Studio album by Bonnie Pointer
- Released: 1979
- Studio: Record Plant, Los Angeles
- Genre: R&B
- Length: 31:40
- Label: Motown
- Producer: Jeffrey Bowen

Bonnie Pointer chronology
| Bonnie Pointer (Red) (1978) | Bonnie Pointer (1979) | If the Price Is Right (1984) |

= Bonnie Pointer (1979 album) =

1979 album by Bonnie Pointer

Bonnie Pointer is the second self-titled studio album by Bonnie Pointer, released in 1979 on the Motown label. This was her second album and final album with Motown.

==History==
The album was her second album and final album for Motown and her second after leaving the Pointer Sisters, before Pointer would leave after a lawsuit in 1981 filed by Berry Gordy, and which would be dismissed in 1982, after Gordy alleged that Pointer and Bowen threatened him. The album was one of her "purple" and "red" albums, and this album featured a purple background in the album cover. It also consisted of Pointer covering songs by the Supremes, Four Tops, and Martha and the Vandellas. In 1980, Pointer had a disco crossover hit in the United States, with I Can't Help Myself (Sugar Pie Honey Bunch) peaking at number 40 on the pop singles chart, number 42 on the soul singles chart, and number four on the dance chart. In Canada, it reached number 43 on the RPM Top 100 Singles chart. The song also peaked at number 52 in Australia.
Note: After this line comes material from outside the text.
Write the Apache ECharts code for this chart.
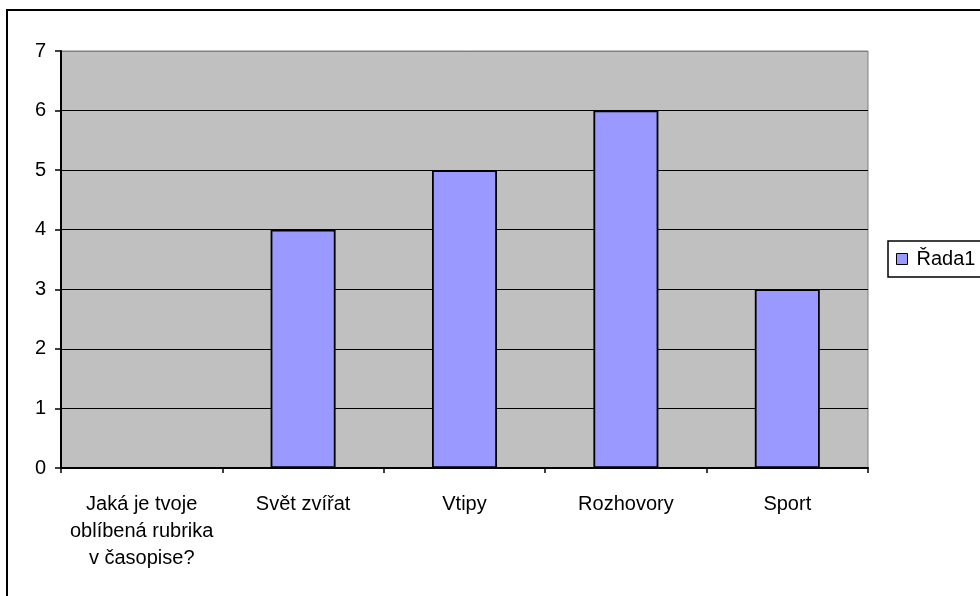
<!DOCTYPE html>
<html>
<head>
<meta charset="utf-8">
<script src="https://cdn.jsdelivr.net/npm/echarts@6/dist/echarts.min.js"></script>
<style>
  html, body { margin: 0; padding: 0; background: #fff; }
  #chart { width: 980px; height: 596px; }
</style>
</head>
<body>
<div id="chart"></div>
<script>
var categories = ['Jaká je tvoje\noblíbená rubrika\nv časopise?', 'Svět zvířat', 'Vtipy', 'Rozhovory', 'Sport']
var seriesValues = [null, 4, 5, 6, 3]
var seriesName = 'Řada1'
var yTicks = [0, 1, 2, 3, 4, 5, 6, 7]

var chart = echarts.init(document.getElementById('chart'))
var font = 'Liberation Sans, Arial, sans-serif'

var option = {
  animation: false,
  backgroundColor: '#fff',
  textStyle: { fontFamily: font },
  graphic: [
    {
      // outer chart frame
      type: 'rect',
      shape: { x: 7, y: 10, width: 1000, height: 620 },
      style: { fill: 'none', stroke: '#000', lineWidth: 2 },
      silent: true
    }
  ],
  grid: {
    left: 61,
    right: 112,
    top: 51,
    bottom: 128,
    show: true,
    backgroundColor: '#C0C0C0',
    borderColor: '#808080',
    borderWidth: 1
  },
  legend: {
    left: 888,
    top: 241,
    orient: 'vertical',
    padding: [8, 12, 8, 8],
    borderColor: '#000',
    borderWidth: 1.5,
    backgroundColor: '#fff',
    itemWidth: 11,
    itemHeight: 11,
    icon: 'rect',
    itemStyle: { borderColor: '#000', borderWidth: 1 },
    textStyle: { fontSize: 20, color: '#000', fontFamily: font, padding: [0, 0, 0, 4] },
    data: [seriesName]
  },
  xAxis: {
    type: 'category',
    data: categories,
    axisLine: { lineStyle: { color: '#000', width: 2 } },
    axisTick: { show: true, length: 5, lineStyle: { color: '#000', width: 1.5 } },
    axisLabel: {
      interval: 0,
      margin: 23,
      fontSize: 20,
      lineHeight: 27,
      color: '#000',
      fontFamily: font
    },
    splitLine: { show: false }
  },
  yAxis: {
    type: 'value',
    min: yTicks[0],
    max: yTicks[yTicks.length - 1],
    interval: 1,
    axisLine: { show: true, lineStyle: { color: '#000', width: 2 } },
    axisTick: { show: true, length: 6, lineStyle: { color: '#000', width: 1.5 } },
    axisLabel: { fontSize: 20, color: '#000', margin: 15, fontFamily: font },
    splitLine: {
      show: true,
      lineStyle: { color: ['#000', '#000', '#000', '#000', '#000', '#000', '#000', '#808080'], width: 1.2 }
    }
  },
  series: [
    {
      name: seriesName,
      type: 'bar',
      data: seriesValues,
      barWidth: 65,
      itemStyle: { color: '#9999FF', borderColor: '#000', borderWidth: 1.8 }
    }
  ]
}
chart.setOption(option)
</script>
</body>
</html>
She also appeared in an advertisement from Motown in December 1979 from Jet Magazine with Switch, Commodores, Rick James, Diana Ross, Stevie Wonder, and Smokey Robinson.

==Reception==

Andrew Hamilton from AllMusic gave the album 3.5 out of 5 stars stating "The second solo Motown LP from Bonnie, the cutest Pointer Sister, lacked imagination. Producer Jeffrey Bowen (her husband) only brought one original song "Deep Inside My Soul" to the session, while the rest are remakes of popular Motown recordings. Pointer's version of "I Can't Help Myself" features a clavinet, and a more complex rhythm arrangement than the Four Tops' version. Dressing classics like "Nowhere to Run," "Jimmy Mack," and "Come See About Me" with synthesizers and polyrhythms is okay for a couple of songs, but not an entire album. For a first effort it did well to nest at #63 on Billboard's Pop Album chart in 1979."

Professional ratings
Review scores
| Source | Rating |
| AllMusic |  |

==Track listing==

Side one
| No. | Title | Writer(s) | Length |
|---|---|---|---|
| 1. | "I Can't Help Myself (Sugar Pie Honey Bunch)" | Holland–Dozier–Holland | 5:27 |
| 2. | "Jimmy Mack" | Holland–Dozier–Holland | 4:58 |
| 3. | "When the Lovelight Starts Shining Through His Eyes" | Holland–Dozier–Holland | 4:46 |

Side two
| No. | Title | Writer(s) | Length |
|---|---|---|---|
| 4. | "Deep Inside My Soul" | Donald Baldwin, Bonnie Pointer | 6:07 |
| 5. | "Come See About Me" | Holland–Dozier–Holland | 4:07 |
| 6. | "Nowhere to Run" | Holland–Dozier–Holland | 6:35 |

==Personnel==
Adapted from liner notes.
- Bonnie Pointer – all background and lead vocals
- Ollie E. Brown - drums, footstomps, percussion
- Tracey Singleton - all guitars, banjo, bass
- Earl Van Dyke - piano
- Truman Thomas - piano, keyboards
- Freddie Stone Stewart - bass, electric guitar
- Eddie Hazel - guitar
- Sly Stone - footstomps, synthesizer, electric guitar
- Frank Messina - accordion
- Alan Estes - glockenspiel, bells, vibraphone
- Jan Uvena - drums
- Benny Schultz - guitar, bass, electric guitar
- Donald Charles Baldwin - keyboards
- Nathan East - bass
- McKinley Jackson - string arrangements
- Lee Holdbridge - string arrangements

==Technical==
- Phyllis Morris - Cover concept and design
- Brian Davis - Artwork

==Charts==
The album peaked at No. 63 on the Billboard Hot 200. It also peaked at No. 40 on the Top R&B/Hip Hop Albums chart. It peaked at number 40 in Australia.